The federal Cannabis Act sets out laws around production, distribution and sale, but rules around smoking in public and the legal age of consumption vary by province and territory. Here are a few things to know about travelling within Canada with cannabis.
Canadians can fly domestically with weed
Travellers are free to carry up to 30 grams of dried cannabis or its equivalent on domestic flights packed in carry-on or checked baggage.
Keep in mind that cannabis oil is subject to the same regulations as any liquids on flights — keep it under 100 mL and put it in a clear plastic bag.
The rules around smoking haven’t changed: You can’t smoke or vape tobacco, cannabis or any other substance on flights.
Remember: flights can divert to the U.S.
An extreme weather event or other emergencies might require a domestic flight to divert to and land at a U.S. airport, Air Canada warns. In that case, you could be refused entry into the U.S. and risk criminal charges or a lifetime ban from the country.
Pack light, pack tight
Pack cannabis in a sealed container and throw it in a bag to ensure you don’t open your suitcase to find a messy green surprise.
Rules around the maximum amount an individual can carry on their person don’t change once you’re in the air — you can only take up to 30 grams with you, no matter where you’re going within Canada.
You can’t smoke everywhere
While provinces such as Ontario and British Columbia allow cannabis to be smoked in many of the same public places as tobacco, others such as Saskatchewan and New Brunswick only allow it in private residences.
Make sure you check the laws in the province or territory you’re travelling to before you leave. Keep in mind that laws also vary between municipalities.

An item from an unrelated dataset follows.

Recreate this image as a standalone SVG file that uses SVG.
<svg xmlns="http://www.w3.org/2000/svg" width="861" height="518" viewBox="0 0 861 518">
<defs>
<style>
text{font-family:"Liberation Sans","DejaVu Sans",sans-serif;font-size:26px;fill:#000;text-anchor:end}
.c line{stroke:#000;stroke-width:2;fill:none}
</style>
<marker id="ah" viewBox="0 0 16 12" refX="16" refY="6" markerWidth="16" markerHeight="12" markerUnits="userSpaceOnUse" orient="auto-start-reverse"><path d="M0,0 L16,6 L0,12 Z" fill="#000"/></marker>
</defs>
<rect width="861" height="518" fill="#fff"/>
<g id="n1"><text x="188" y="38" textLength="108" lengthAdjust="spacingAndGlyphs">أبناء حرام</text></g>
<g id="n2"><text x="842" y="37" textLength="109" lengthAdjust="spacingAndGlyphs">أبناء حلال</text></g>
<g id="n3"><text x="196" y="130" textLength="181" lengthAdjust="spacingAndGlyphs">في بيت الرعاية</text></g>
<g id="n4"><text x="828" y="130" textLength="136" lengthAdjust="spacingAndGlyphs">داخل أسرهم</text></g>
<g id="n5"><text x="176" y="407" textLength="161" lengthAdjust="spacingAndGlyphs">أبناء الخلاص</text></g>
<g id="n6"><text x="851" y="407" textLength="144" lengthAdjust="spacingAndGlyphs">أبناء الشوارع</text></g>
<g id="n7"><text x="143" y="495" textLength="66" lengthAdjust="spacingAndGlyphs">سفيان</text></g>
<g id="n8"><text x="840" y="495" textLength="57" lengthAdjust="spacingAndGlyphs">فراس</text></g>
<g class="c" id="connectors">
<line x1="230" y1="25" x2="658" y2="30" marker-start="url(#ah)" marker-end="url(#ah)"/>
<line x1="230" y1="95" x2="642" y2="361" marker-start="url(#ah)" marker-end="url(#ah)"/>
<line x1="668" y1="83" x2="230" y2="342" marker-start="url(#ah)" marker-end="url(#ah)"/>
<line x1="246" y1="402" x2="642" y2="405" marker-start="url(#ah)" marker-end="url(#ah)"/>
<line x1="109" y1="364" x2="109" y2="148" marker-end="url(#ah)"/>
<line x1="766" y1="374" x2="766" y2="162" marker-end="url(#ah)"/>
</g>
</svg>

Be extra careful if you’re 18 years old
Quebec and Alberta are the only provinces where the legal age for cannabis is 18, not 19, which means a legal joint you bring from home could land you in trouble once you touch down.

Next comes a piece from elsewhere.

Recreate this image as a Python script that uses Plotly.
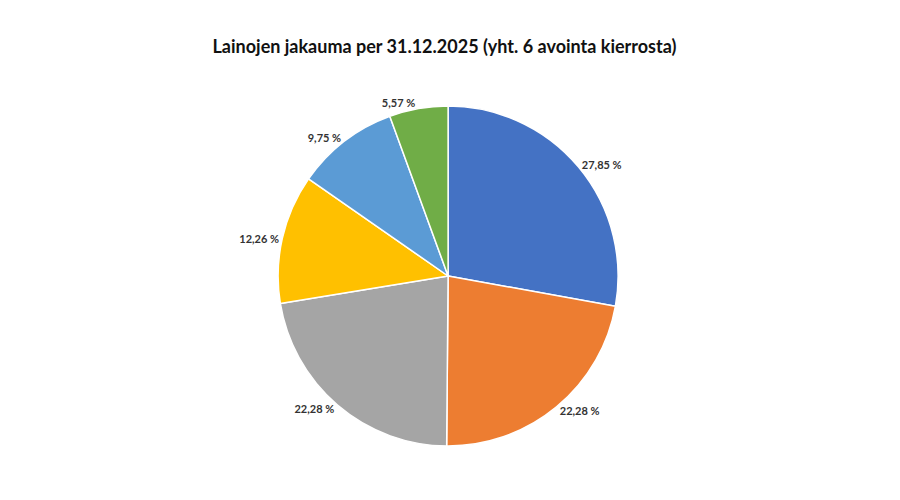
import plotly.graph_objects as go

categories = ["A", "B", "C", "D", "E", "F"]
values = [27.85, 22.28, 22.28, 12.26, 9.75, 5.57]
labels_txt = ["<b>27,85 %</b>", "<b>22,28 %</b>", "<b>22,28 %</b>", "<b>12,26 %</b>", "<b>9,75 %</b>", "<b>5,57 %</b>"]
colors = ["#4472C4", "#ED7D31", "#A5A5A5", "#FFC000", "#5B9BD5", "#70AD47"]

fig = go.Figure(go.Pie(
    labels=categories, values=values, text=labels_txt, textinfo="text",
    textposition="outside", sort=False, direction="clockwise", rotation=0,
    marker=dict(colors=colors, line=dict(color="white", width=1.5)),
    textfont=dict(family="Lato", size=11, color="#333"),
    showlegend=False, domain=dict(x=[0.3, 0.678], y=[0.124, 0.804]),
))
fig.update_layout(
    width=900, height=500, paper_bgcolor="white",
    margin=dict(l=0, r=0, t=0, b=0),
    title=dict(text="<b>Lainojen jakauma per 31.12.2025 (yht. 6 avointa kierrosta)</b>",
               x=0.485, xanchor="center", y=0.922, yanchor="middle",
               font=dict(family="Lato", size=18, color="#111")),
)
fig.write_html("out.html")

Don’t bring it in, don’t take it out
If you’re leaving or entering Canada, the rules are pretty simple.
“The legalization of cannabis in Canada did not change Canada’s border rules,” according to the Government of Canada’s website. “Taking cannabis or any product containing cannabis across Canada’s international borders is illegal and can result in serious criminal penalties both at home and abroad.”

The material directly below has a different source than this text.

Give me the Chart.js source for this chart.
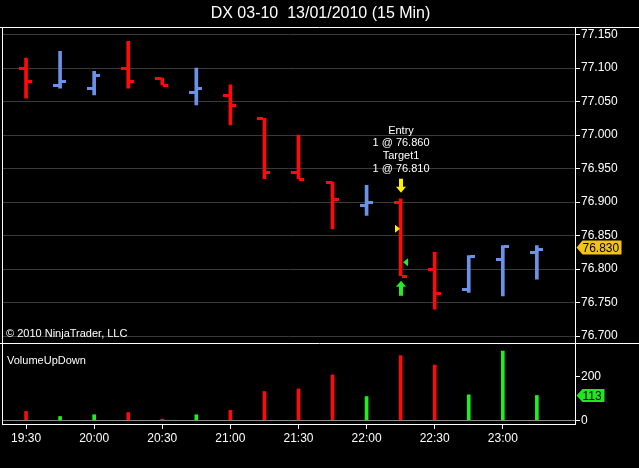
<!DOCTYPE html>
<html>
<head>
<meta charset="utf-8">
<title>DX 03-10 15 Min</title>
<script src="https://cdn.jsdelivr.net/npm/chart.js@4.4.1/dist/chart.umd.min.js"></script>
<style>
  html, body { margin: 0; padding: 0; background: #000; overflow: hidden; }
  canvas { display: block; }
</style>
</head>
<body>
<canvas id="dxChart" width="639" height="468"></canvas>
<script>
// 15 minute bars, DX 03-10, 13/01/2010
const timeLabels = ['19:30', '19:45', '20:00', '20:15', '20:30', '20:45', '21:00', '21:15',
                    '21:30', '21:45', '22:00', '22:15', '22:30', '22:45', '23:00', '23:15'];
const opens  = [77.100, 77.075, 77.070, 77.100, 77.085, 77.065, 77.060, 77.025,
                76.945, 76.930, 76.895, 76.900, 76.800, 76.770, 76.815, 76.825];
const highs  = [77.115, 77.125, 77.095, 77.140, 77.085, 77.100, 77.075, 77.025,
                77.000, 76.930, 76.925, 76.905, 76.825, 76.820, 76.835, 76.835];
const lows   = [77.055, 77.070, 77.060, 77.070, 77.075, 77.045, 77.015, 76.935,
                76.935, 76.860, 76.880, 76.790, 76.740, 76.765, 76.760, 76.785];
const closes = [77.080, 77.080, 77.090, 77.080, 77.075, 77.070, 77.045, 76.945,
                76.935, 76.905, 76.900, 76.790, 76.765, 76.820, 76.835, 76.830];
const volumes = [40, 17, 25, 35, 5, 25, 45, 131, 143, 207, 108, 295, 252, 116, 316, 113];

const priceTicks = [76.700, 76.750, 76.800, 76.850, 76.900, 76.950, 77.000, 77.050, 77.100, 77.150];
const volumeTicks = [0, 200];
const timeTicks = [0, 2, 4, 6, 8, 10, 12, 14];

// the trade
const tradeBar = 11;
const entryPrice = 76.860;
const targetPrice = 76.810;

const RED = '#ff0a0a';
const BLUE = '#6b92e6';
const VOL_GREEN = '#1fef1f';

function isUp(i) { return closes[i] >= opens[i]; }

const rangeData = timeLabels.map((t, i) => ({ x: i, y: [lows[i], highs[i]] }));
const volumeData = timeLabels.map((t, i) => ({ x: i, y: volumes[i] }));

// open / close ticks on each bar
const ohlcTicks = {
  id: 'ohlcTicks',
  afterDatasetsDraw(chart) {
    const { ctx } = chart;
    const x = chart.scales.x, y = chart.scales.y;
    ctx.save();
    opens.forEach((o, i) => {
      const px = Math.round(x.getPixelForValue(i));
      ctx.fillStyle = isUp(i) ? BLUE : RED;
      const yo = Math.round(y.getPixelForValue(o));
      const yc = Math.round(y.getPixelForValue(closes[i]));
      ctx.fillRect(px - 7, yo - 1, 6, 3);
      ctx.fillRect(px + 1, yc - 1, 5, 3);
    });
    ctx.restore();
  }
};

function tag(ctx, x0, yc, w, h, fill, text) {
  ctx.beginPath();
  ctx.moveTo(x0, yc);
  ctx.lineTo(x0 + 6, yc - h / 2);
  ctx.lineTo(x0 + w, yc - h / 2);
  ctx.lineTo(x0 + w, yc + h / 2);
  ctx.lineTo(x0 + 6, yc + h / 2);
  ctx.closePath();
  ctx.fillStyle = fill;
  ctx.fill();
  ctx.fillStyle = '#000';
  ctx.textAlign = 'left';
  ctx.textBaseline = 'middle';
  ctx.fillText(text, x0 + 6, yc + 1);
}

const overlay = {
  id: 'overlay',
  beforeDraw(chart) {
    const { ctx, width, height } = chart;
    ctx.save();
    ctx.fillStyle = '#000';
    ctx.fillRect(0, 0, width, height);
    ctx.restore();
  },
  afterDraw(chart) {
    const { ctx, chartArea, width } = chart;
    const x = chart.scales.x, y = chart.scales.y, v = chart.scales.v;
    ctx.save();

    // frame
    ctx.strokeStyle = '#fff';
    ctx.lineWidth = 1;
    ctx.beginPath();
    ctx.moveTo(0, Math.round(chartArea.top) + 0.5);
    ctx.lineTo(width, Math.round(chartArea.top) + 0.5);
    ctx.moveTo(0, Math.round(y.bottom) + 0.5);
    ctx.lineTo(width, Math.round(y.bottom) + 0.5);
    ctx.moveTo(Math.round(chartArea.left) + 0.5, chartArea.top);
    ctx.lineTo(Math.round(chartArea.left) + 0.5, chartArea.bottom);
    ctx.stroke();

    // panel texts
    ctx.fillStyle = '#fff';
    ctx.font = '11px "Liberation Sans", Arial, sans-serif';
    ctx.textAlign = 'left';
    ctx.textBaseline = 'middle';
    ctx.fillText('\u00A9 2010 NinjaTrader, LLC', chartArea.left + 4, y.bottom - 9);
    ctx.fillText('VolumeUpDown', chartArea.left + 5, v.top + 18);

    // trade markers
    const bx = Math.round(x.getPixelForValue(tradeBar));
    const yHigh = y.getPixelForValue(highs[tradeBar]);
    const yLow = y.getPixelForValue(lows[tradeBar]);

    // yellow down arrow above the bar
    const aTip = yHigh - 6, aTop = aTip - 14;
    ctx.fillStyle = '#ffee00';
    ctx.fillRect(bx - 2, aTop, 4, 9);
    ctx.beginPath();
    ctx.moveTo(bx - 5, aTop + 8);
    ctx.lineTo(bx + 5, aTop + 8);
    ctx.lineTo(bx, aTip);
    ctx.closePath();
    ctx.fill();

    // green up arrow below the bar
    const gTip = yLow + 5;
    ctx.fillStyle = '#22ee22';
    ctx.beginPath();
    ctx.moveTo(bx - 5, gTip + 6);
    ctx.lineTo(bx + 5, gTip + 6);
    ctx.lineTo(bx, gTip);
    ctx.closePath();
    ctx.fill();
    ctx.fillRect(bx - 2, gTip + 5, 4, 10);

    // entry / target fill triangles
    const ye = y.getPixelForValue(entryPrice);
    ctx.fillStyle = '#ffee00';
    ctx.beginPath();
    ctx.moveTo(bx - 6, ye - 4);
    ctx.lineTo(bx - 1, ye);
    ctx.lineTo(bx - 6, ye + 4);
    ctx.closePath();
    ctx.fill();
    const yt = y.getPixelForValue(targetPrice);
    ctx.fillStyle = '#22ee22';
    ctx.beginPath();
    ctx.moveTo(bx + 7, yt - 4);
    ctx.lineTo(bx + 2, yt);
    ctx.lineTo(bx + 7, yt + 4);
    ctx.closePath();
    ctx.fill();

    // trade text
    const lines = ['Entry', '1 @ ' + entryPrice.toFixed(3), 'Target1', '1 @ ' + targetPrice.toFixed(3)];
    ctx.fillStyle = '#fff';
    ctx.font = '11px "Liberation Sans", Arial, sans-serif';
    ctx.textAlign = 'center';
    lines.forEach((s, k) => {
      ctx.fillText(s, bx, aTop - 10 - (lines.length - 1 - k) * 12.7);
    });

    // last value tags
    ctx.font = '12px "Liberation Sans", Arial, sans-serif';
    const last = closes.length - 1;
    tag(ctx, y.left + 1.5, y.getPixelForValue(closes[last]) - 1.5, 45, 14, '#f2c417', closes[last].toFixed(3));
    tag(ctx, v.left + 1.5, v.getPixelForValue(volumes[last]), 28, 13, '#22e622', String(volumes[last]));

    ctx.restore();
  }
};

const ctx = document.getElementById('dxChart').getContext('2d');
Chart.defaults.font.family = '"Liberation Sans", Arial, sans-serif';
Chart.defaults.color = '#fff';

const dxChart = new Chart(ctx, {
  type: 'bar',
  data: {
    datasets: [{
      label: 'Range',
      data: rangeData,
      yAxisID: 'y',
      grouped: false,
      barThickness: 3,
      borderWidth: 0,
      backgroundColor: timeLabels.map((t, i) => isUp(i) ? BLUE : RED)
    }, {
      label: 'VolumeUpDown',
      data: volumeData,
      yAxisID: 'v',
      grouped: false,
      barThickness: 3,
      borderWidth: 0,
      backgroundColor: timeLabels.map((t, i) => isUp(i) ? VOL_GREEN : RED)
    }]
  },
  options: {
    responsive: false,
    animation: false,
    devicePixelRatio: 1,
    layout: { padding: { left: 2, right: 0, top: 0, bottom: 0 } },
    plugins: {
      legend: { display: false },
      tooltip: { enabled: false },
      title: {
        display: true,
        text: 'DX 03-10  13/01/2010 (15 Min)',
        color: '#fff',
        font: { size: 16, weight: 'normal' },
        padding: { top: 4, bottom: 4 }
      }
    },
    scales: {
      x: {
        type: 'linear',
        min: -0.706,
        max: 16.12,
        offset: false,
        afterBuildTicks: s => { s.ticks = timeTicks.map(t => ({ value: t })); },
        afterFit: s => { s.height = 44; },
        grid: { drawOnChartArea: false, offset: false, tickLength: 5, tickColor: '#fff' },
        border: { color: '#fff' },
        ticks: {
          color: '#fff',
          padding: 2,
          maxRotation: 0,
          autoSkip: false,
          font: { size: 12 },
          callback: val => timeLabels[val]
        }
      },
      y: {
        type: 'linear',
        position: 'right',
        stack: 'panes',
        stackWeight: 316,
        min: 76.6896,
        max: 77.161,
        afterBuildTicks: s => { s.ticks = priceTicks.map(p => ({ value: p })); },
        afterFit: s => { s.width = 64; },
        grid: { color: '#3a3a3a', tickLength: 5, tickColor: '#fff' },
        border: { color: '#fff' },
        ticks: {
          color: '#fff',
          padding: 1,
          font: { size: 12 },
          callback: val => Number(val).toFixed(3)
        }
      },
      v: {
        type: 'linear',
        position: 'right',
        stack: 'panes',
        stackWeight: 81,
        min: -17.3,
        max: 352.6,
        afterBuildTicks: s => { s.ticks = volumeTicks.map(p => ({ value: p })); },
        afterFit: s => { s.width = 64; },
        grid: {
          color: c => (c.tick && c.tick.value === 0) ? '#8a8a8a' : 'rgba(0,0,0,0)',
          tickLength: 5,
          tickColor: '#fff'
        },
        border: { color: '#fff' },
        ticks: {
          color: '#fff',
          padding: 1,
          font: { size: 12 },
          callback: val => String(val)
        }
      }
    }
  },
  plugins: [ohlcTicks, overlay]
});
</script>
</body>
</html>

That goes both ways: Even if you’re coming from a U.S. state where cannabis is legal, you’re not allowed to bring any product with you when you return to Canada.
Canadians crossing the U.S. border have already been hit with lifetime entry bans for admitting to prior cannabis use (pot-related charges and convictions could also render visitors inadmissible). If caught with weed in your possession, “You can expect legal prosecution and fines, and possibly jail time,” Canada’s government guide says.
So while travelling with cannabis is legal within Canada, some might want to consider leaving leaving it at home and buying some legal product at your destination. Support local businesses, and don’t risk legal consequences. A win-win.